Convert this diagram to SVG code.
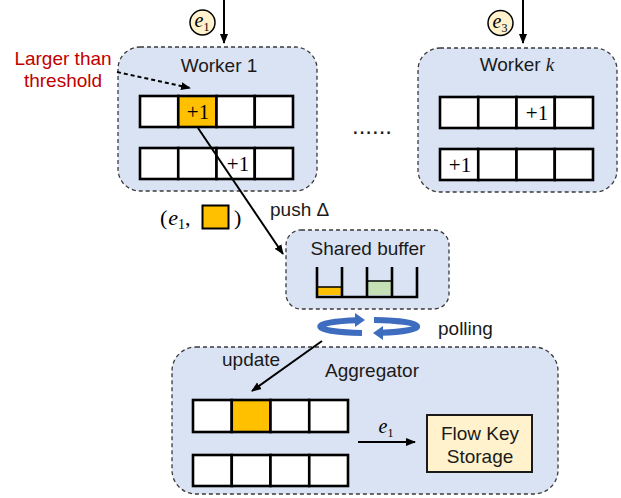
<svg xmlns="http://www.w3.org/2000/svg" width="621" height="498" viewBox="0 0 621 498">
<style>
.box{fill:#DAE3F3;stroke:#3a3a3a;stroke-width:1.3;stroke-dasharray:4 3}
.cell{fill:#fff;stroke:#000;stroke-width:2.6}
.org{fill:#FFC000}
.t{font-family:"Liberation Sans",Arial,sans-serif;font-size:19px;fill:#1a1a1a}
.m{font-family:"Liberation Serif","DejaVu Serif",serif;fill:#000}
.p1{font-size:21px}
.mi{font-style:italic}
.ln{stroke:#000;stroke-width:2;fill:none}
.circ{fill:#FFF2CC;stroke:#000;stroke-width:1.5}
.pol{fill:none;stroke:#3E6CBF;stroke-width:6}
.polh{fill:#3E6CBF}
</style>
<defs>
<marker id="ah" viewBox="0 0 10 10" refX="9" refY="5" markerWidth="10" markerHeight="10" markerUnits="userSpaceOnUse" orient="auto">
<path d="M0,1 L10,5 L0,9 Z" fill="#000"/>
</marker>
</defs>

<g id="worker1">
<rect class="box" x="118" y="47" width="199" height="144" rx="22"/>
<text class="t" x="219" y="72" text-anchor="middle">Worker 1</text>
<rect class="cell" x="140" y="96" width="38.25" height="31"/>
<rect class="cell org" x="178.25" y="96" width="38.25" height="31"/>
<rect class="cell" x="216.5" y="96" width="38.25" height="31"/>
<rect class="cell" x="254.75" y="96" width="38.25" height="31"/>
<text class="m p1" x="198" y="119" text-anchor="middle">+1</text>
<rect class="cell" x="140" y="148" width="38.25" height="31"/>
<rect class="cell" x="178.25" y="148" width="38.25" height="31"/>
<rect class="cell" x="216.5" y="148" width="38.25" height="31"/>
<rect class="cell" x="254.75" y="148" width="38.25" height="31"/>
<text class="m p1" x="238" y="171" text-anchor="middle">+1</text>
</g>

<g id="e1-in">
<circle class="circ" cx="202.5" cy="22.5" r="12.5"/>
<text class="m" x="202" y="27" text-anchor="middle" style="font-size:20px"><tspan class="mi">e</tspan><tspan style="font-size:12px" dy="4">1</tspan></text>
</g>

<g id="e3-in">
<circle class="circ" cx="500.5" cy="23" r="12.5"/>
<text class="m" x="500" y="27.5" text-anchor="middle" style="font-size:20px"><tspan class="mi">e</tspan><tspan style="font-size:12px" dy="4">3</tspan></text>
</g>

<g id="threshold-label">
<text class="t" x="63" y="65" text-anchor="middle" style="fill:#C00000">Larger than</text>
<text class="t" x="63" y="87" text-anchor="middle" style="fill:#C00000">threshold</text>
</g>

<g id="workerk">
<rect class="box" x="418" y="48" width="199" height="144" rx="22"/>
<text class="t" x="517" y="71" text-anchor="middle">Worker <tspan font-family="Liberation Serif,serif" font-style="italic">k</tspan></text>
<rect class="cell" x="440" y="97" width="38.25" height="31"/>
<rect class="cell" x="478.25" y="97" width="38.25" height="31"/>
<rect class="cell" x="516.5" y="97" width="38.25" height="31"/>
<rect class="cell" x="554.75" y="97" width="38.25" height="31"/>
<text class="m p1" x="537" y="120" text-anchor="middle">+1</text>
<rect class="cell" x="440" y="149" width="38.25" height="31"/>
<rect class="cell" x="478.25" y="149" width="38.25" height="31"/>
<rect class="cell" x="516.5" y="149" width="38.25" height="31"/>
<rect class="cell" x="554.75" y="149" width="38.25" height="31"/>
<text class="m p1" x="460" y="172" text-anchor="middle">+1</text>
</g>

<g id="ellipsis">
<text class="t" x="352" y="134" style="font-size:24px">......</text>
</g>

<g id="delta-label">
<text class="m" x="160" y="225" style="font-size:22px"><tspan>(</tspan><tspan class="mi" dx="1">e</tspan><tspan style="font-size:14px" dy="4">1</tspan><tspan dy="-4">,</tspan></text>
<rect x="202.5" y="205.5" width="26" height="23" fill="#FFC000" stroke="#000" stroke-width="2"/>
<text class="m" x="234" y="225" style="font-size:22px">)</text>
</g>

<g id="shared-buffer">
<rect class="box" x="286" y="230" width="163" height="79" rx="15"/>
<text class="t" x="368" y="255" text-anchor="middle">Shared buffer</text>
<rect x="318" y="287" width="24" height="8" fill="#FFC000"/>
<rect x="367" y="281" width="25" height="14" fill="#C5E0B4"/>
<path d="M367,281 H392 M318,287 H342" stroke="#000" stroke-width="1.5"/>
<path d="M317,267 V297 H417 V267 M342,267 V297 M367,267 V297 M392,267 V297" fill="none" stroke="#000" stroke-width="2.6"/>
</g>

<g id="polling">
<path class="pol" d="M362,333 A47 6.5 0 0 1 357,320.2"/>
<polygon class="polh" points="355,313 365,320 355,327"/>
<path class="pol" d="M374,320 A47 6.5 0 0 1 381,332.8"/>
<polygon class="polh" points="383,326 373,333 383,340"/>
<text class="t" x="438" y="335">polling</text>
</g>

<g id="aggregator">
<rect class="box" x="172" y="347" width="386" height="147" rx="24"/>
<text class="t" x="372" y="377" text-anchor="middle">Aggregator</text>
<rect class="cell" x="193" y="400" width="38.75" height="32"/>
<rect class="cell org" x="231.75" y="400" width="38.75" height="32"/>
<rect class="cell" x="270.5" y="400" width="38.75" height="32"/>
<rect class="cell" x="309.25" y="400" width="38.75" height="32"/>
<rect class="cell" x="193" y="455" width="38.75" height="31"/>
<rect class="cell" x="231.75" y="455" width="38.75" height="31"/>
<rect class="cell" x="270.5" y="455" width="38.75" height="31"/>
<rect class="cell" x="309.25" y="455" width="38.75" height="31"/>
</g>

<g id="flow-key-storage">
<rect x="427" y="415" width="105" height="57" fill="#FFF2CC" stroke="#1a1a1a" stroke-width="2"/>
<text class="t" x="480" y="440" text-anchor="middle">Flow Key</text>
<text class="t" x="480" y="463" text-anchor="middle">Storage</text>
</g>

<g id="connectors">
<line class="ln" x1="224" y1="0" x2="224" y2="43" marker-end="url(#ah)" stroke-width="1.8"/>
<line class="ln" x1="523" y1="0" x2="523" y2="43" marker-end="url(#ah)" stroke-width="1.8"/>
<line class="ln" x1="117" y1="72" x2="190" y2="88" stroke-dasharray="4 3" stroke-width="1.3" marker-end="url(#ah)"/>
<line class="ln" x1="198" y1="128" x2="283" y2="254" marker-end="url(#ah)"/>
<text class="t" x="270" y="216">push Δ</text>
<line class="ln" x1="322" y1="341" x2="252" y2="391" marker-end="url(#ah)"/>
<text class="t" x="222" y="366">update</text>
<line class="ln" x1="358" y1="442" x2="415" y2="442" marker-end="url(#ah)"/>
<text class="m" x="386" y="433" text-anchor="middle" style="font-size:20px"><tspan class="mi">e</tspan><tspan style="font-size:12px" dy="4">1</tspan></text>
</g>
</svg>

=-=-=

WHAT TO PRODUCE:
Extract every line of the data exactly; pictures stay out.

FINAL RESULT:
Convert this diagram to SVG code.
<svg xmlns="http://www.w3.org/2000/svg" width="621" height="498" viewBox="0 0 621 498">
<style>
.box{fill:#DAE3F3;stroke:#3a3a3a;stroke-width:1.3;stroke-dasharray:4 3}
.cell{fill:#fff;stroke:#000;stroke-width:2.6}
.org{fill:#FFC000}
.t{font-family:"Liberation Sans",Arial,sans-serif;font-size:19px;fill:#1a1a1a}
.m{font-family:"Liberation Serif","DejaVu Serif",serif;fill:#000}
.p1{font-size:21px}
.mi{font-style:italic}
.ln{stroke:#000;stroke-width:2;fill:none}
.circ{fill:#FFF2CC;stroke:#000;stroke-width:1.5}
.pol{fill:none;stroke:#3E6CBF;stroke-width:6}
.polh{fill:#3E6CBF}
</style>
<defs>
<marker id="ah" viewBox="0 0 10 10" refX="9" refY="5" markerWidth="10" markerHeight="10" markerUnits="userSpaceOnUse" orient="auto">
<path d="M0,1 L10,5 L0,9 Z" fill="#000"/>
</marker>
</defs>

<g id="worker1">
<rect class="box" x="118" y="47" width="199" height="144" rx="22"/>
<text class="t" x="219" y="72" text-anchor="middle">Worker 1</text>
<rect class="cell" x="140" y="96" width="38.25" height="31"/>
<rect class="cell org" x="178.25" y="96" width="38.25" height="31"/>
<rect class="cell" x="216.5" y="96" width="38.25" height="31"/>
<rect class="cell" x="254.75" y="96" width="38.25" height="31"/>
<text class="m p1" x="198" y="119" text-anchor="middle">+1</text>
<rect class="cell" x="140" y="148" width="38.25" height="31"/>
<rect class="cell" x="178.25" y="148" width="38.25" height="31"/>
<rect class="cell" x="216.5" y="148" width="38.25" height="31"/>
<rect class="cell" x="254.75" y="148" width="38.25" height="31"/>
<text class="m p1" x="238" y="171" text-anchor="middle">+1</text>
</g>

<g id="e1-in">
<circle class="circ" cx="202.5" cy="22.5" r="12.5"/>
<text class="m" x="202" y="27" text-anchor="middle" style="font-size:20px"><tspan class="mi">e</tspan><tspan style="font-size:12px" dy="4">1</tspan></text>
</g>

<g id="e3-in">
<circle class="circ" cx="500.5" cy="23" r="12.5"/>
<text class="m" x="500" y="27.5" text-anchor="middle" style="font-size:20px"><tspan class="mi">e</tspan><tspan style="font-size:12px" dy="4">3</tspan></text>
</g>

<g id="threshold-label">
<text class="t" x="63" y="65" text-anchor="middle" style="fill:#C00000">Larger than</text>
<text class="t" x="63" y="87" text-anchor="middle" style="fill:#C00000">threshold</text>
</g>

<g id="workerk">
<rect class="box" x="418" y="48" width="199" height="144" rx="22"/>
<text class="t" x="517" y="71" text-anchor="middle">Worker <tspan font-family="Liberation Serif,serif" font-style="italic">k</tspan></text>
<rect class="cell" x="440" y="97" width="38.25" height="31"/>
<rect class="cell" x="478.25" y="97" width="38.25" height="31"/>
<rect class="cell" x="516.5" y="97" width="38.25" height="31"/>
<rect class="cell" x="554.75" y="97" width="38.25" height="31"/>
<text class="m p1" x="537" y="120" text-anchor="middle">+1</text>
<rect class="cell" x="440" y="149" width="38.25" height="31"/>
<rect class="cell" x="478.25" y="149" width="38.25" height="31"/>
<rect class="cell" x="516.5" y="149" width="38.25" height="31"/>
<rect class="cell" x="554.75" y="149" width="38.25" height="31"/>
<text class="m p1" x="460" y="172" text-anchor="middle">+1</text>
</g>

<g id="ellipsis">
<text class="t" x="352" y="134" style="font-size:24px">......</text>
</g>

<g id="delta-label">
<text class="m" x="160" y="225" style="font-size:22px"><tspan>(</tspan><tspan class="mi" dx="1">e</tspan><tspan style="font-size:14px" dy="4">1</tspan><tspan dy="-4">,</tspan></text>
<rect x="202.5" y="205.5" width="26" height="23" fill="#FFC000" stroke="#000" stroke-width="2"/>
<text class="m" x="234" y="225" style="font-size:22px">)</text>
</g>

<g id="shared-buffer">
<rect class="box" x="286" y="230" width="163" height="79" rx="15"/>
<text class="t" x="368" y="255" text-anchor="middle">Shared buffer</text>
<rect x="318" y="287" width="24" height="8" fill="#FFC000"/>
<rect x="367" y="281" width="25" height="14" fill="#C5E0B4"/>
<path d="M367,281 H392 M318,287 H342" stroke="#000" stroke-width="1.5"/>
<path d="M317,267 V297 H417 V267 M342,267 V297 M367,267 V297 M392,267 V297" fill="none" stroke="#000" stroke-width="2.6"/>
</g>

<g id="polling">
<path class="pol" d="M362,333 A47 6.5 0 0 1 357,320.2"/>
<polygon class="polh" points="355,313 365,320 355,327"/>
<path class="pol" d="M374,320 A47 6.5 0 0 1 381,332.8"/>
<polygon class="polh" points="383,326 373,333 383,340"/>
<text class="t" x="438" y="335">polling</text>
</g>

<g id="aggregator">
<rect class="box" x="172" y="347" width="386" height="147" rx="24"/>
<text class="t" x="372" y="377" text-anchor="middle">Aggregator</text>
<rect class="cell" x="193" y="400" width="38.75" height="32"/>
<rect class="cell org" x="231.75" y="400" width="38.75" height="32"/>
<rect class="cell" x="270.5" y="400" width="38.75" height="32"/>
<rect class="cell" x="309.25" y="400" width="38.75" height="32"/>
<rect class="cell" x="193" y="455" width="38.75" height="31"/>
<rect class="cell" x="231.75" y="455" width="38.75" height="31"/>
<rect class="cell" x="270.5" y="455" width="38.75" height="31"/>
<rect class="cell" x="309.25" y="455" width="38.75" height="31"/>
</g>

<g id="flow-key-storage">
<rect x="427" y="415" width="105" height="57" fill="#FFF2CC" stroke="#1a1a1a" stroke-width="2"/>
<text class="t" x="480" y="440" text-anchor="middle">Flow Key</text>
<text class="t" x="480" y="463" text-anchor="middle">Storage</text>
</g>

<g id="connectors">
<line class="ln" x1="224" y1="0" x2="224" y2="43" marker-end="url(#ah)" stroke-width="1.8"/>
<line class="ln" x1="523" y1="0" x2="523" y2="43" marker-end="url(#ah)" stroke-width="1.8"/>
<line class="ln" x1="117" y1="72" x2="190" y2="88" stroke-dasharray="4 3" stroke-width="1.3" marker-end="url(#ah)"/>
<line class="ln" x1="198" y1="128" x2="283" y2="254" marker-end="url(#ah)"/>
<text class="t" x="270" y="216">push Δ</text>
<line class="ln" x1="322" y1="341" x2="252" y2="391" marker-end="url(#ah)"/>
<text class="t" x="222" y="366">update</text>
<line class="ln" x1="358" y1="442" x2="415" y2="442" marker-end="url(#ah)"/>
<text class="m" x="386" y="433" text-anchor="middle" style="font-size:20px"><tspan class="mi">e</tspan><tspan style="font-size:12px" dy="4">1</tspan></text>
</g>
</svg>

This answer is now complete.